Class StripBeforeTransformer

  • All Implemented Interfaces:
    IXMLConfigurable, IImporterHandler, IDocumentTransformer

    public class StripBeforeTransformer
    extends AbstractStringTransformer
    implements IXMLConfigurable

    Strips any content found before first match found for given pattern.

    This class can be used as a pre-parsing (text content-types only) or post-parsing handlers.

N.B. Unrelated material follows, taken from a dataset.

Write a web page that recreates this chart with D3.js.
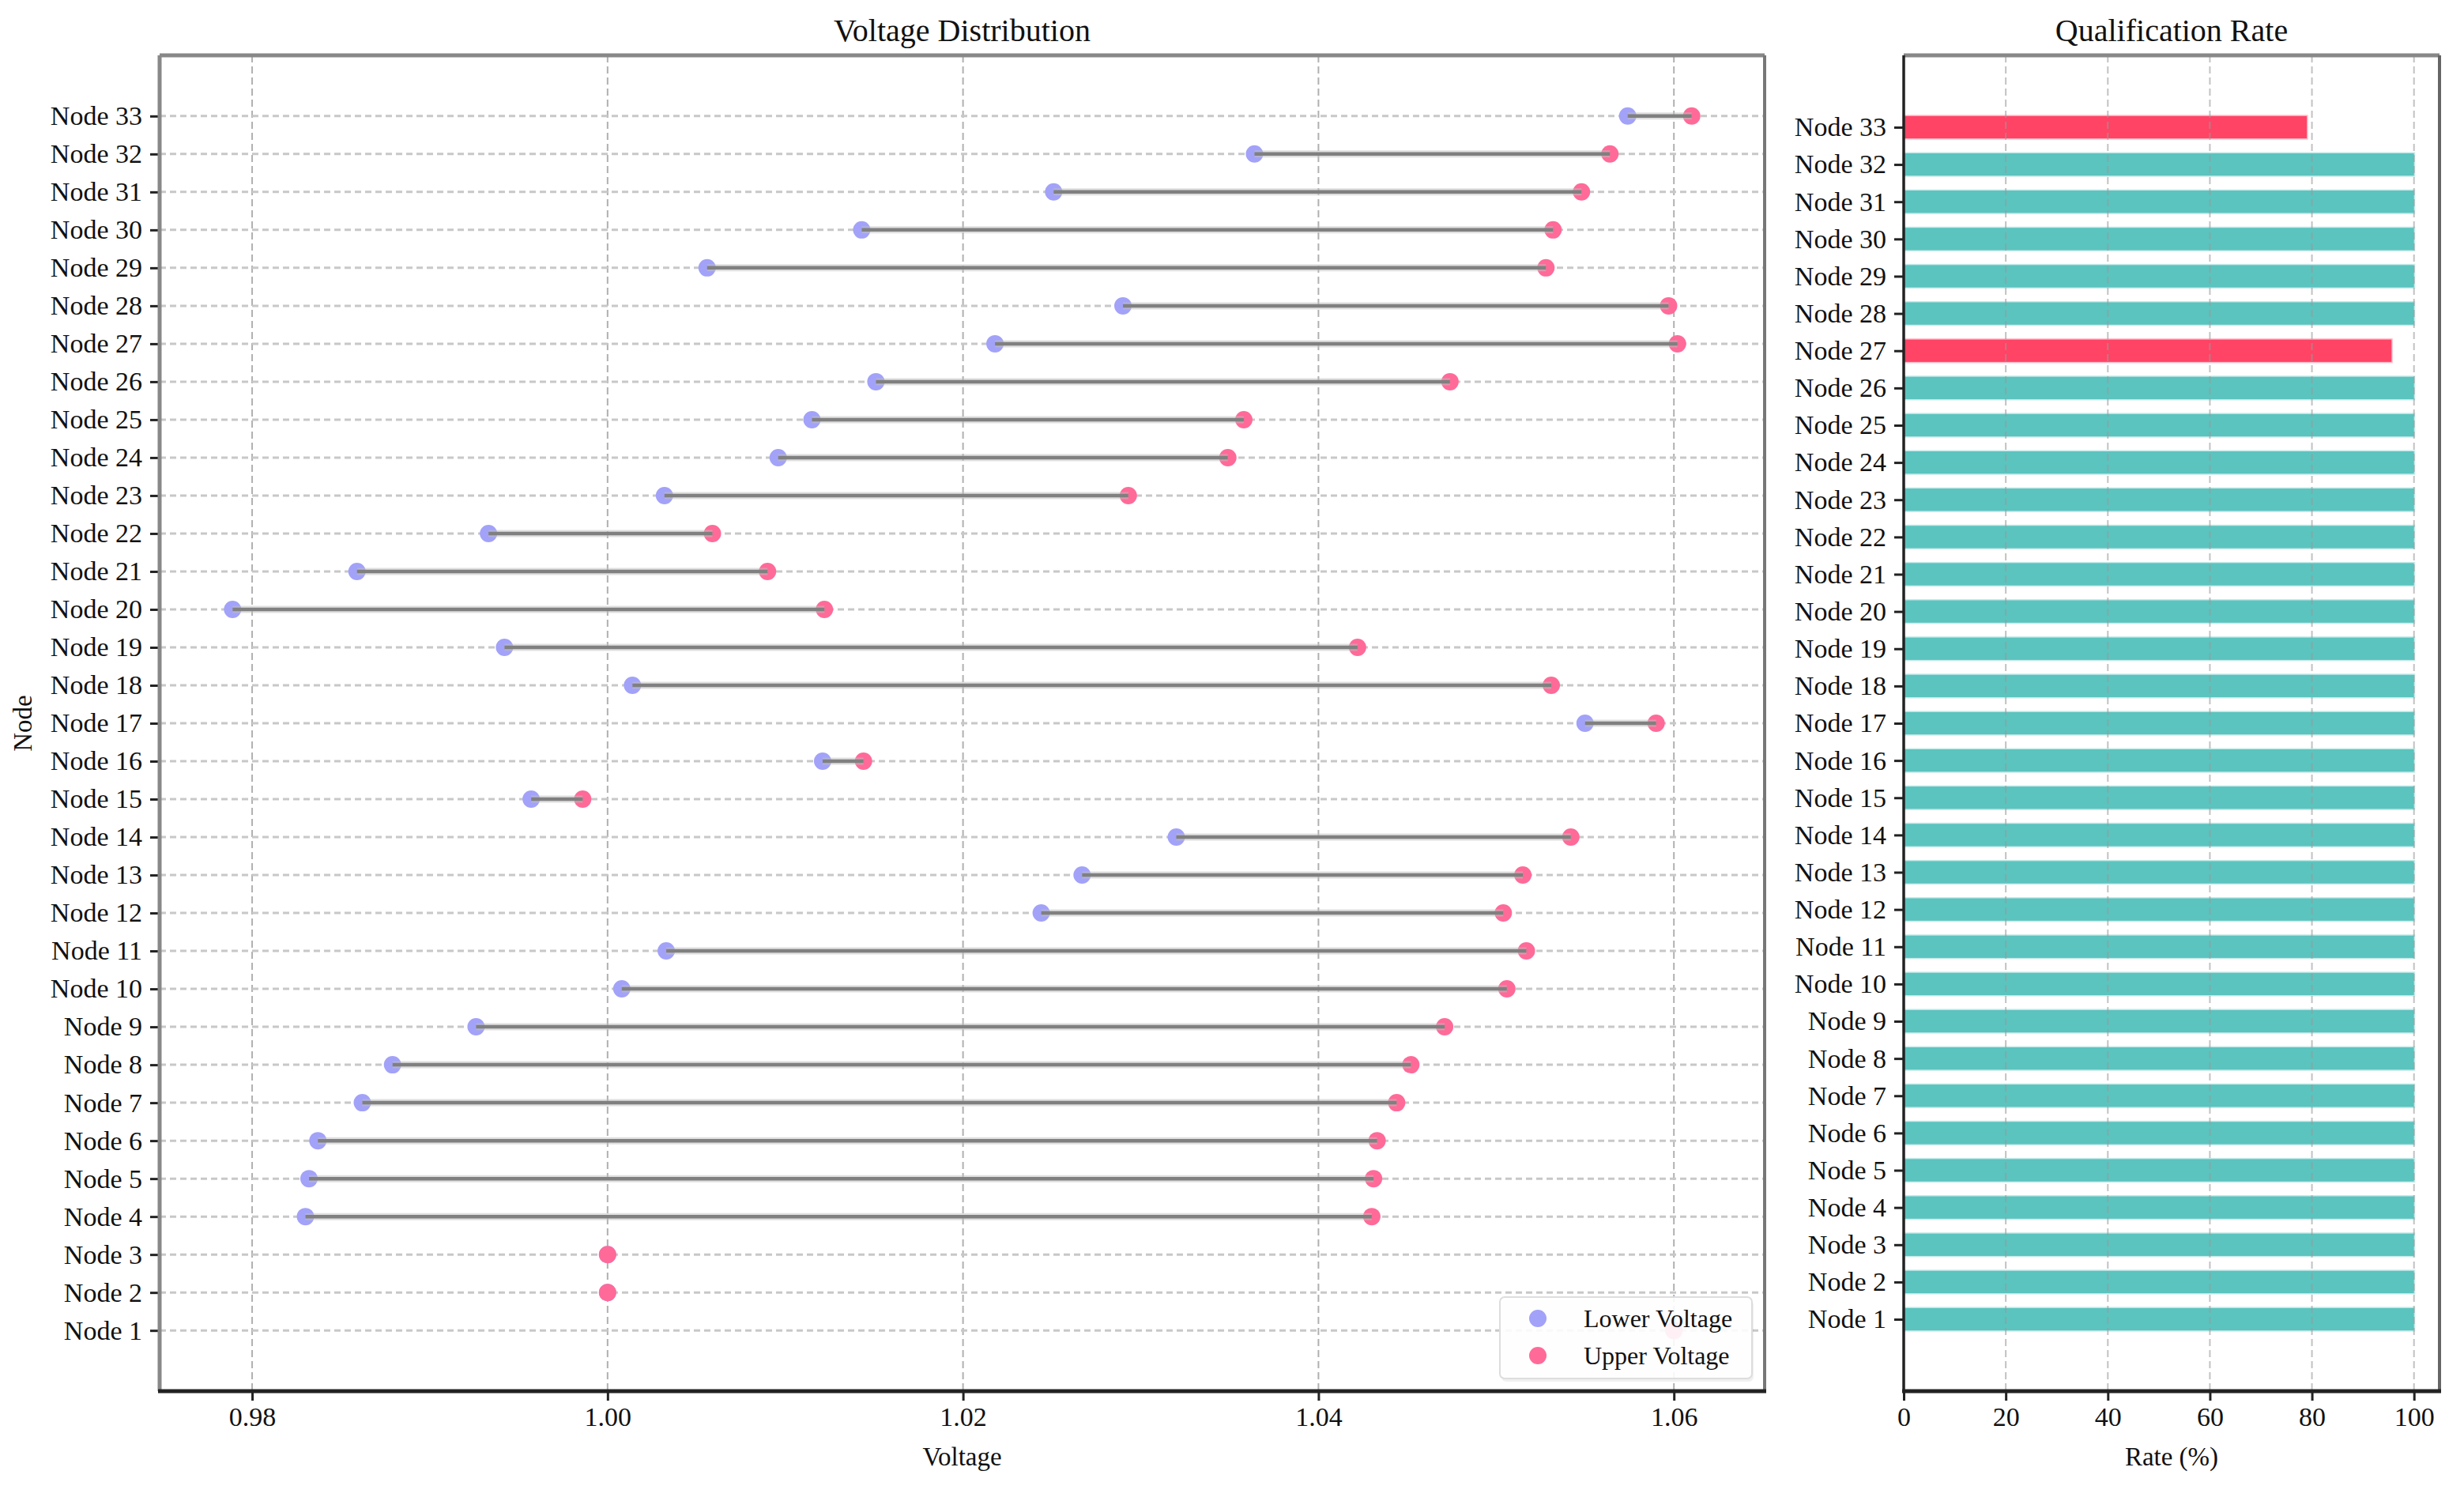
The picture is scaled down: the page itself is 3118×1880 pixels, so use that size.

    XML configuration usage:

    
    <handler
        class="com.norconex.importer.handler.transformer.impl.StripBeforeTransformer"
        inclusive="[false|true]"
        maxReadSize="(max characters to read at once)"
        sourceCharset="(character encoding)">
      <!-- multiple "restrictTo" tags allowed (only one needs to match) -->
      <restrictTo>
        <fieldMatcher>(field-matching expression)</fieldMatcher>
        <valueMatcher>(value-matching expression)</valueMatcher>
      </restrictTo>
      <stripBeforeMatcher>
        >
             (expression matching text up to which to strip)
      </stripBeforeMatcher>
    </handler>

    XML usage example:

    
    <handler
        class="StripBeforeTransformer"
        inclusive="true">
      <stripBeforeMatcher>
        <![CDATA[<!-- HEADER_END -->]]>
      </stripBeforeMatcher>
    </handler>

    The above example will strip all text up to and including this HTML comment: <!-- HEADER_END -->.

    Author:
    Pascal Essiembre
    • Constructor Detail

      • StripBeforeTransformer

        public StripBeforeTransformer()